Objective =>
Output the first line of the listing and each line after it, up to and including the line that contains "const toPairs = (vals: number[])", exactly as written, minus the pictures.

Data extract =>
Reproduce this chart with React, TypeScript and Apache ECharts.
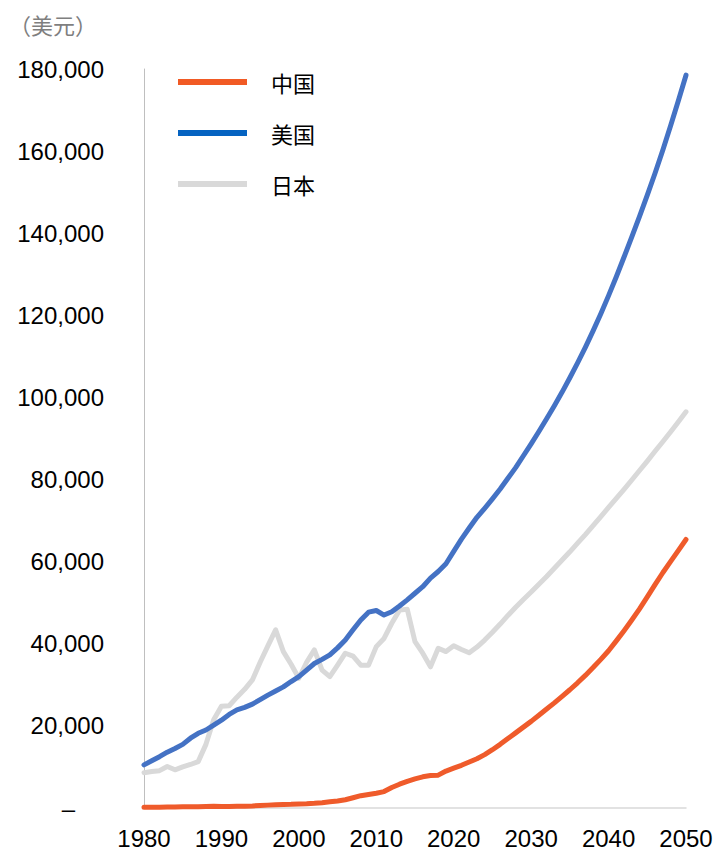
import React, { useEffect, useRef } from "react";
import * as echarts from "echarts";

const years: number[] = [];
for (let y = 1980; y <= 2050; y++) years.push(y);

// 人均GDP（美元，千）
const china = [
  0.2, 0.2, 0.2, 0.25, 0.25, 0.3, 0.3, 0.3, 0.35, 0.4,
  0.35, 0.35, 0.4, 0.45, 0.5, 0.6, 0.7, 0.8, 0.85, 0.9,
  1.0, 1.05, 1.15, 1.3, 1.5, 1.7, 2.0, 2.5, 3.0, 3.3,
  3.6, 4.0, 5.0, 5.8, 6.5, 7.1, 7.6, 7.9, 8.0, 9.0,
  9.7, 10.4, 11.2, 12.0, 13.0, 14.2, 15.5, 16.9, 18.3, 19.7,
  21.1, 22.6, 24.1, 25.6, 27.2, 28.8, 30.5, 32.3, 34.2, 36.2,
  38.3, 40.7, 43.2, 45.8, 48.5, 51.4, 54.4, 57.3, 60.0, 62.7,
  65.4,
];
const usa = [
  10.5, 11.5, 12.5, 13.6, 14.5, 15.5, 17.0, 18.2, 19.0, 20.2,
  21.4, 22.8, 23.9, 24.5, 25.3, 26.4, 27.5, 28.5, 29.5, 30.8,
  32.0, 33.6, 35.2, 36.2, 37.3, 39.0, 40.9, 43.4, 45.8, 47.7,
  48.1, 47.0, 47.8, 49.2, 50.7, 52.3, 53.9, 56.0, 57.6, 59.5,
  62.5, 65.5, 68.2, 70.8, 73.0, 75.3, 77.7, 80.3, 82.9, 85.8,
  88.7, 91.7, 94.8, 98.0, 101.3, 104.8, 108.4, 112.2, 116.2, 120.4,
  124.8, 129.4, 134.2, 139.1, 144.1, 149.3, 154.6, 160.2, 166.1, 172.2,
  178.5,
];
const japan = [
  8.6, 8.9, 9.1, 10.1, 9.3, 10.0, 10.6, 11.3, 15.5, 21.5,
  24.8, 24.9, 27.0, 28.9, 31.2, 35.5, 39.5, 43.4, 38.1, 35.0,
  31.6, 35.5, 38.5, 33.6, 32.0, 34.8, 37.7, 37.0, 34.8, 34.8,
  39.3, 41.3, 45.0, 48.2, 48.4, 40.5, 37.7, 34.4, 38.9, 38.1,
  39.5, 38.6, 37.8, 39.2, 40.9, 42.8, 44.8, 46.9, 48.9, 50.8,
  52.6, 54.5, 56.4, 58.4, 60.4, 62.4, 64.5, 66.6, 68.8, 71.0,
  73.2, 75.4, 77.6, 79.9, 82.2, 84.5, 86.9, 89.2, 91.6, 94.0,
  96.5,
];

const seriesNames = ["中国", "美国", "日本"];
const lineColors = ["#EF5B2B", "#4472C4", "#D9D9D9"];
const legendColors = ["#F15A24", "#0563C1", "#D9D9D9"];
const unitLabel = "（美元）";

const toPairs = (vals: number[]) => vals.map((v, i) => [years[i], v * 1000]);

export default function App() {
  const ref = useRef<HTMLDivElement>(null);
  useEffect(() => {
    if (!ref.current) return;
    const chart = echarts.init(ref.current, null, { renderer: "svg" });
    const allData = [china, usa, japan];
    chart.setOption({
      animation: false,
      backgroundColor: "#ffffff",
      title: {
        text: unitLabel,
        left: 4,
        top: 8,
        textStyle: {
          fontSize: 22,
          fontWeight: "normal",
          color: "#7F7F7F",
          fontFamily: "Noto Sans CJK SC",
        },
      },
      legend: {
        orient: "vertical",
        left: 173,
        top: 65,
        itemWidth: 69,
        itemHeight: 6,
        itemGap: 27,
        textStyle: {
          fontSize: 22,
          lineHeight: 24,
          color: "#000",
          fontFamily: "Noto Sans CJK SC",
          padding: [0, 0, 0, 19],
        },
        data: seriesNames.map((n, i) => ({
          name: n,
          icon: "rect",
          itemStyle: { color: legendColors[i] },
        })),
      },
      grid: { left: 144, right: 34, top: 69, bottom: 45, containLabel: false },
      xAxis: {
        type: "value",
        min: 1980,
        max: 2050,
        interval: 10,
        axisLine: { show: true, lineStyle: { color: "#D9D9D9", width: 1.5 } },
        axisTick: { show: false },
        splitLine: { show: false },
        axisLabel: {
          fontSize: 24,
          color: "#000",
          fontFamily: "Liberation Sans",
          margin: 18,
          formatter: (v: number) => String(v),
        },
      },
      yAxis: {
        type: "value",
        min: 0,
        max: 180000,
        interval: 20000,
        axisLine: { show: true, lineStyle: { color: "#BFBFBF", width: 1 } },
        axisTick: { show: false },
        splitLine: { show: false },
        axisLabel: {
          fontSize: 24,
          color: "#000",
          fontFamily: "Liberation Sans",
          margin: 40,
          formatter: (v: number) =>
            v === 0 ? "{d|–}" : v.toLocaleString("en-US"),
          rich: {
            d: { fontSize: 24, color: "#000", padding: [0, 29, 0, 0], fontFamily: "Liberation Sans" },
          },
        },
      },
      series: seriesNames.map((n, i) => ({
        name: n,
        type: "line",
        data: toPairs(allData[i]),
        showSymbol: false,
        symbol: "none",
        smooth: false,
        z: i === 2 ? 1 : i === 1 ? 2 : 3,
        lineStyle: { color: lineColors[i], width: 5, cap: "round", join: "round" },
        itemStyle: { color: lineColors[i] },
      })),
    });
    return () => chart.dispose();
  }, []);
  return (
    <div
      ref={ref}
      style={{ position: "fixed", left: 0, top: 0, width: 720, height: 853 }}
    />
  );
}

Problem solution =>
Reproduce this chart with React, TypeScript and Apache ECharts.
import React, { useEffect, useRef } from "react";
import * as echarts from "echarts";

const years: number[] = [];
for (let y = 1980; y <= 2050; y++) years.push(y);

// 人均GDP（美元，千）
const china = [
  0.2, 0.2, 0.2, 0.25, 0.25, 0.3, 0.3, 0.3, 0.35, 0.4,
  0.35, 0.35, 0.4, 0.45, 0.5, 0.6, 0.7, 0.8, 0.85, 0.9,
  1.0, 1.05, 1.15, 1.3, 1.5, 1.7, 2.0, 2.5, 3.0, 3.3,
  3.6, 4.0, 5.0, 5.8, 6.5, 7.1, 7.6, 7.9, 8.0, 9.0,
  9.7, 10.4, 11.2, 12.0, 13.0, 14.2, 15.5, 16.9, 18.3, 19.7,
  21.1, 22.6, 24.1, 25.6, 27.2, 28.8, 30.5, 32.3, 34.2, 36.2,
  38.3, 40.7, 43.2, 45.8, 48.5, 51.4, 54.4, 57.3, 60.0, 62.7,
  65.4,
];
const usa = [
  10.5, 11.5, 12.5, 13.6, 14.5, 15.5, 17.0, 18.2, 19.0, 20.2,
  21.4, 22.8, 23.9, 24.5, 25.3, 26.4, 27.5, 28.5, 29.5, 30.8,
  32.0, 33.6, 35.2, 36.2, 37.3, 39.0, 40.9, 43.4, 45.8, 47.7,
  48.1, 47.0, 47.8, 49.2, 50.7, 52.3, 53.9, 56.0, 57.6, 59.5,
  62.5, 65.5, 68.2, 70.8, 73.0, 75.3, 77.7, 80.3, 82.9, 85.8,
  88.7, 91.7, 94.8, 98.0, 101.3, 104.8, 108.4, 112.2, 116.2, 120.4,
  124.8, 129.4, 134.2, 139.1, 144.1, 149.3, 154.6, 160.2, 166.1, 172.2,
  178.5,
];
const japan = [
  8.6, 8.9, 9.1, 10.1, 9.3, 10.0, 10.6, 11.3, 15.5, 21.5,
  24.8, 24.9, 27.0, 28.9, 31.2, 35.5, 39.5, 43.4, 38.1, 35.0,
  31.6, 35.5, 38.5, 33.6, 32.0, 34.8, 37.7, 37.0, 34.8, 34.8,
  39.3, 41.3, 45.0, 48.2, 48.4, 40.5, 37.7, 34.4, 38.9, 38.1,
  39.5, 38.6, 37.8, 39.2, 40.9, 42.8, 44.8, 46.9, 48.9, 50.8,
  52.6, 54.5, 56.4, 58.4, 60.4, 62.4, 64.5, 66.6, 68.8, 71.0,
  73.2, 75.4, 77.6, 79.9, 82.2, 84.5, 86.9, 89.2, 91.6, 94.0,
  96.5,
];

const seriesNames = ["中国", "美国", "日本"];
const lineColors = ["#EF5B2B", "#4472C4", "#D9D9D9"];
const legendColors = ["#F15A24", "#0563C1", "#D9D9D9"];
const unitLabel = "（美元）";

const toPairs = (vals: number[]) => vals.map((v, i) => [years[i], v * 1000]);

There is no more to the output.